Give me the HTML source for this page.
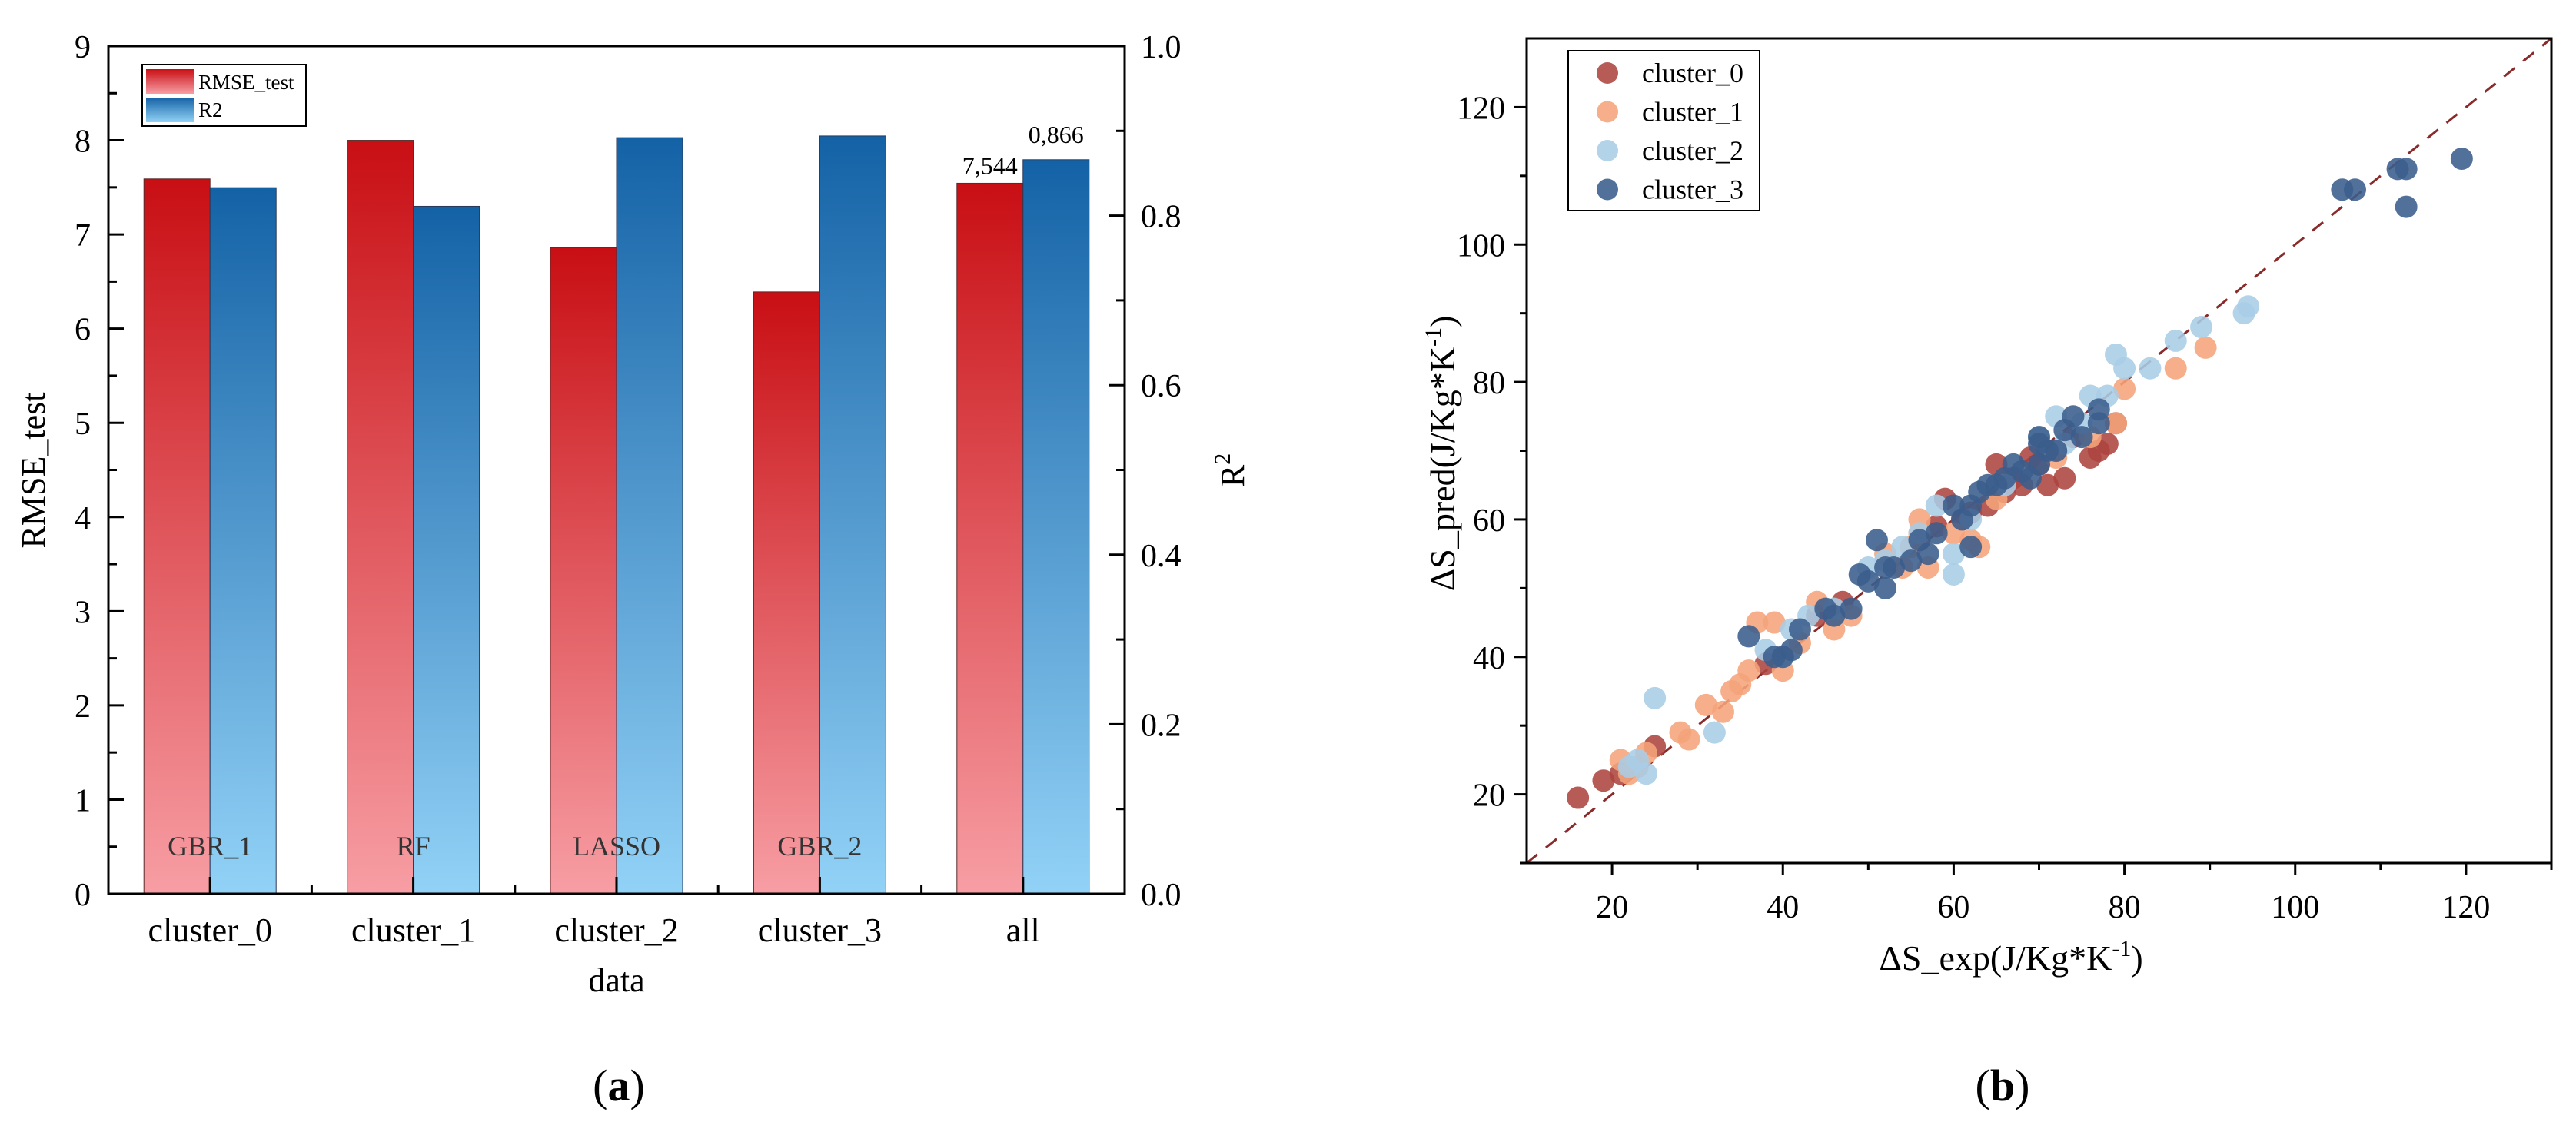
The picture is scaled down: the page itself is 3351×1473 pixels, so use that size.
<!DOCTYPE html>
<html><head><meta charset="utf-8"><style>
html,body{margin:0;padding:0;background:#fff;}
svg{display:block;font-family:"Liberation Serif",serif;}
</style></head><body>
<svg id="fig" width="3351" height="1473" viewBox="0 0 3351 1473">
<defs>
<linearGradient id="gRed" x1="0" y1="0" x2="0" y2="1"><stop offset="0" stop-color="#c80f14"/><stop offset="1" stop-color="#f79ea4"/></linearGradient>
<linearGradient id="gBlue" x1="0" y1="0" x2="0" y2="1"><stop offset="0" stop-color="#1462a6"/><stop offset="1" stop-color="#92d2f7"/></linearGradient>
</defs>
<g id="chartA"></g>
<g id="chartB"></g>
<text x="805" y="1432" font-size="58" text-anchor="middle">(<tspan font-weight="bold">a</tspan>)</text>
<text x="2605" y="1432" font-size="58" text-anchor="middle">(<tspan font-weight="bold">b</tspan>)</text>
</svg>
<script>
// ---- Chart A data ----
const categories = ["cluster_0","cluster_1","cluster_2","cluster_3","all"];
const rmseValues = [7.59, 8.0, 6.86, 6.39, 7.544];
const r2Values = [0.833, 0.811, 0.892, 0.894, 0.866];
const modelNames = ["GBR_1","RF","LASSO","GBR_2",""];
const leftTicks = [0,1,2,3,4,5,6,7,8,9];
const rightTicks = [0.0,0.2,0.4,0.6,0.8,1.0];

// ---- Chart B data ----
const c0x=[16,19,21,25,38,44,47,58,59,61,64,65,66,67,68,69,70,72,74,76,77,78,79,62,73,71,56];
const c0y=[19.5,22,23,27,39,46,48,59,63,60,62,68,64,66,65,69,68,70,72,69,70,71,74,61,66,65,57];
const c1x=[21,22,23,24,28,29,31,33,34,35,36,37,39,40,42,44,46,48,52,54,55,56,57,60,63,62,65,72,76,80,86,89.5,79,56];
const c1y=[25,23,24,26,29,28,33,32,35,36,38,45,45,38,42,48,44,46,55,53,56,58,53,58,56,57,63,69,72,79,82,85,74,60];
const c2x=[22,23,24,25,32,38,40,41,43,46,50,52,54,56,58,60,62,66,70,72,75,76,78,79,80,83,86,89,94,94.5,73,60];
const c2y=[24,25,23,34,29,41,40,44,46,47,53,54,56,58,62,52,60,65,72,75,74,78,78,84,82,82,86,88,90,91,71,55];
const c3x=[105.5,107,112,113,113,119.5,77,77,75,74,73,71,70,68,67,66,65,63,62,61,64,70,72,69,58,57,56,55,53,52,51,50,49,48,46,45,42,41,40,39,36,52,60,62,70];
const c3y=[108,108,111,111,105.5,112.5,76,74,72,75,73,70,71,67,68,66,65,64,62,60,65,68,70,66,58,55,57,54,53,53,57,51,52,47,46,47,44,41,40,40,43,50,62,56,72];
const seriesNames=["cluster_0","cluster_1","cluster_2","cluster_3"];
const seriesColors=["#ad4440","#f5a47a","#a8cde6","#3a5d8c"];
const bTicks=[20,40,60,80,100,120];

const NS="http://www.w3.org/2000/svg";
function mk(tag,attrs,parent,txt){const e=document.createElementNS(NS,tag);for(const k in attrs)e.setAttribute(k,attrs[k]);if(txt!==undefined)e.textContent=txt;parent.appendChild(e);return e;}

// ===== Chart A =====
(function(){
const g=document.getElementById('chartA');
const L=141,R=1463,T=60,B=1163;
const yL=v=>B-(v/9)*(B-T);
const yR=v=>B-(v/1.0)*(B-T);
const step=(R-L)/categories.length;
const xC=i=>L+step*(i+0.5);
const bw=86;
categories.forEach((c,i)=>{
  const r=mk('rect',{x:xC(i)-bw,y:yL(rmseValues[i]),width:bw,height:B-yL(rmseValues[i]),fill:'url(#gRed)',stroke:'#5a2a2a','stroke-width':1},g);
  
  
  const b=mk('rect',{x:xC(i),y:yR(r2Values[i]),width:bw,height:B-yR(r2Values[i]),fill:'url(#gBlue)',stroke:'#2a3a5a','stroke-width':1},g);
  
  
  if(modelNames[i]){
    const t=mk('text',{x:xC(i),y:1113,'font-size':36,'text-anchor':'middle',fill:'#333'},g,modelNames[i]);
    
    
  }
  const xt=mk('text',{x:xC(i),y:1225,'font-size':44,'text-anchor':'middle'},g,c);
  
  
  const tk=mk('line',{x1:xC(i),x2:xC(i),y1:B,y2:B-22,stroke:'#000','stroke-width':3},g);
  
  
  if(i<categories.length-1){
    const mt=mk('line',{x1:xC(i)+step/2,x2:xC(i)+step/2,y1:B,y2:B-12,stroke:'#000','stroke-width':3},g);
    
    
  }
});
const last=categories.length-1;
const v1=mk('text',{x:xC(last)-bw/2,y:yL(rmseValues[last])-12,'font-size':32,'text-anchor':'middle'},g,rmseValues[last].toFixed(3).replace('.',','));


const v2=mk('text',{x:xC(last)+bw/2,y:yR(r2Values[last])-22,'font-size':32,'text-anchor':'middle'},g,r2Values[last].toFixed(3).replace('.',','));


const fr=mk('rect',{x:L,y:T,width:R-L,height:B-T,fill:'none',stroke:'#000','stroke-width':3},g);


leftTicks.forEach(v=>{
  const t=mk('text',{x:118,y:yL(v)+15,'font-size':42,'text-anchor':'end'},g,String(v));
  
  
  const l=mk('line',{x1:L,x2:L+20,y1:yL(v),y2:yL(v),stroke:'#000','stroke-width':3},g);
  
  
  if(v<9){const m=mk('line',{x1:L,x2:L+11,y1:yL(v+0.5),y2:yL(v+0.5),stroke:'#000','stroke-width':3},g);
  
  }
});
rightTicks.forEach(v=>{
  const t=mk('text',{x:1484,y:yR(v)+15,'font-size':42,'text-anchor':'start'},g,v.toFixed(1));
  
  
  const l=mk('line',{x1:R,x2:R-20,y1:yR(v),y2:yR(v),stroke:'#000','stroke-width':3},g);
  
  
  if(v<1){const m=mk('line',{x1:R,x2:R-11,y1:yR(v+0.1),y2:yR(v+0.1),stroke:'#000','stroke-width':3},g);
  
  }
});
const yt=mk('text',{x:0,y:0,'font-size':44,'text-anchor':'middle',transform:'translate(58,612) rotate(-90)'},g,'RMSE_test');


const rt=mk('text',{x:0,y:0,'font-size':44,'text-anchor':'middle',transform:'translate(1618,612) rotate(-90)'},g);


rt.innerHTML='R<tspan dy="-18" font-size="30">2</tspan>';
const xtl=mk('text',{x:(L+R)/2,y:1290,'font-size':44,'text-anchor':'middle'},g,'data');


// legend
const lg=mk('g',{},g);


mk('rect',{x:185,y:84,width:213,height:80,fill:'#fff',stroke:'#000','stroke-width':2},lg);
const s1=mk('rect',{x:190,y:90,width:62,height:32,fill:'url(#gRed)'},lg);


const s2=mk('rect',{x:190,y:127,width:62,height:32,fill:'url(#gBlue)'},lg);


const lt1=mk('text',{x:258,y:116,'font-size':27},lg,'RMSE_test');


const lt2=mk('text',{x:258,y:152,'font-size':27},lg,'R2');


})();

// ===== Chart B =====
(function(){
const g=document.getElementById('chartB');
const L=1986,R=3319,T=50,B=1123,lo=10,hi=130;
const xS=v=>L+(v-lo)/(hi-lo)*(R-L);
const yS=v=>B-(v-lo)/(hi-lo)*(B-T);
const dl=mk('line',{x1:xS(lo),y1:yS(lo),x2:xS(hi),y2:yS(hi),stroke:'#8a2b2b','stroke-width':3,'stroke-dasharray':'18,14'},g);


const xs=[c0x,c1x,c2x,c3x], ys=[c0y,c1y,c2y,c3y];
xs.forEach((arr,s)=>{
  arr.forEach((xv,i)=>{
    const c=mk('circle',{cx:xS(xv),cy:yS(ys[s][i]),r:14.5,fill:seriesColors[s],'fill-opacity':0.88},g);
    
    
  });
});
const fr=mk('rect',{x:L,y:T,width:R-L,height:B-T,fill:'none',stroke:'#000','stroke-width':3},g);


bTicks.forEach(v=>{
  const tx=mk('text',{x:xS(v),y:1194,'font-size':42,'text-anchor':'middle'},g,String(v));
  
  
  const ty=mk('text',{x:1958,y:yS(v)+15,'font-size':42,'text-anchor':'end'},g,String(v));
  
  
  const a=mk('line',{x1:xS(v),x2:xS(v),y1:B,y2:B+16,stroke:'#000','stroke-width':3},g);
  
  
  const b=mk('line',{x1:L,x2:L-16,y1:yS(v),y2:yS(v),stroke:'#000','stroke-width':3},g);
  
  
  const m1=mk('line',{x1:xS(v+10),x2:xS(v+10),y1:B,y2:B+9,stroke:'#000','stroke-width':3},g);
  
  
  const m2=mk('line',{x1:L,x2:L-9,y1:yS(v-10),y2:yS(v-10),stroke:'#000','stroke-width':3},g);
  
  
});
const xt=mk('text',{x:2616,y:1262,'font-size':46,'text-anchor':'middle'},g);


xt.innerHTML='ΔS_exp(J/Kg*K<tspan dy="-18" font-size="30">-1</tspan><tspan dy="18">)</tspan>';
const yt=mk('text',{x:0,y:0,'font-size':46,'text-anchor':'middle',transform:'translate(1892,590) rotate(-90)'},g);


yt.innerHTML='ΔS_pred(J/Kg*K<tspan dy="-18" font-size="30">-1</tspan><tspan dy="18">)</tspan>';
const lg=mk('g',{},g);


mk('rect',{x:2040,y:66,width:249,height:208,fill:'#fff',stroke:'#000','stroke-width':2},lg);
seriesNames.forEach((n,i)=>{
  const y=95+i*50.5;
  const c=mk('circle',{cx:2091,cy:y,r:14,fill:seriesColors[i],'fill-opacity':0.88},lg);
  
  
  const t=mk('text',{x:2136,y:y+12,'font-size':36},lg,n);
  
  
});
})();
</script>
</body></html>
..............................
• WHAT THE EXERCISE ASKS: Your task is to repeat exactly the lines from the one that contains "The picture is" through the one that contains "const rightTicks = [0.0,0.2,0.4,0.6,0.8,1.0];", with both end lines included.

• RESULT:
The picture is scaled down: the page itself is 3351×1473 pixels, so use that size.
<!DOCTYPE html>
<html><head><meta charset="utf-8"><style>
html,body{margin:0;padding:0;background:#fff;}
svg{display:block;font-family:"Liberation Serif",serif;}
</style></head><body>
<svg id="fig" width="3351" height="1473" viewBox="0 0 3351 1473">
<defs>
<linearGradient id="gRed" x1="0" y1="0" x2="0" y2="1"><stop offset="0" stop-color="#c80f14"/><stop offset="1" stop-color="#f79ea4"/></linearGradient>
<linearGradient id="gBlue" x1="0" y1="0" x2="0" y2="1"><stop offset="0" stop-color="#1462a6"/><stop offset="1" stop-color="#92d2f7"/></linearGradient>
</defs>
<g id="chartA"></g>
<g id="chartB"></g>
<text x="805" y="1432" font-size="58" text-anchor="middle">(<tspan font-weight="bold">a</tspan>)</text>
<text x="2605" y="1432" font-size="58" text-anchor="middle">(<tspan font-weight="bold">b</tspan>)</text>
</svg>
<script>
// ---- Chart A data ----
const categories = ["cluster_0","cluster_1","cluster_2","cluster_3","all"];
const rmseValues = [7.59, 8.0, 6.86, 6.39, 7.544];
const r2Values = [0.833, 0.811, 0.892, 0.894, 0.866];
const modelNames = ["GBR_1","RF","LASSO","GBR_2",""];
const leftTicks = [0,1,2,3,4,5,6,7,8,9];
const rightTicks = [0.0,0.2,0.4,0.6,0.8,1.0];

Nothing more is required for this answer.